There are hundreds, if not thousands of plugins that have been written to extend and improve Vim's already rich functionality. Plugins can be installed manually, by dropping the files in a .vim folder, or by using a plugin manager like Vundle. Here are a few that are useful for writing prose:

  • goyo: a distraction-free writing mode
  • online-thesaurus: looks up the current word in an online thesaurus
  • vim-pandoc: converts documents between many different formats, such as between vim-friendly markdown and Microsoft Word .docx

To find more, look through the directory Vim Awesome, which has a list of plugins sorted by popularity. Although it is tempting to jump into the world of Vim plugins right away, the common wisdom suggests deferring until intermediate to advanced proficiency is reached. The writers found it useful to tackle one customization at a time. Vim is a remarkably flexible and deep tool that can grow with the user's expertise.
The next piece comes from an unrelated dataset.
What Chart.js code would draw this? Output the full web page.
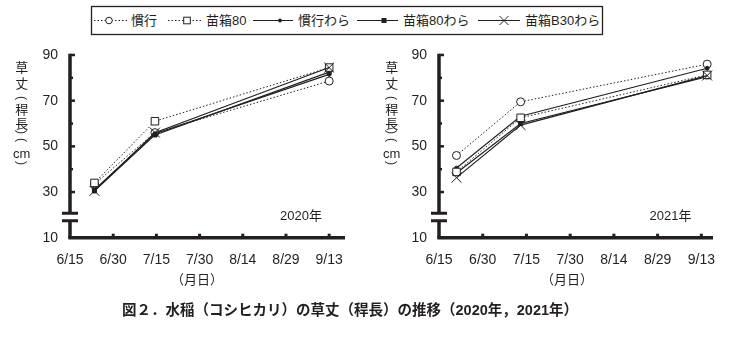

It is free and open source, which means that with enough users, we can further tailor it to the needs of our academic community.

Footnotes

  1. On what these tools are and on the why it is good for our community to work in plain text file formats, read "Sustainable Authorship in Plain Text using Pandoc and Markdown" By Dennis Tenen and Grant Wythoff in The Programming Historian.

  2. You may need to enable "show hidden files" in the file explorer or finder of your choice.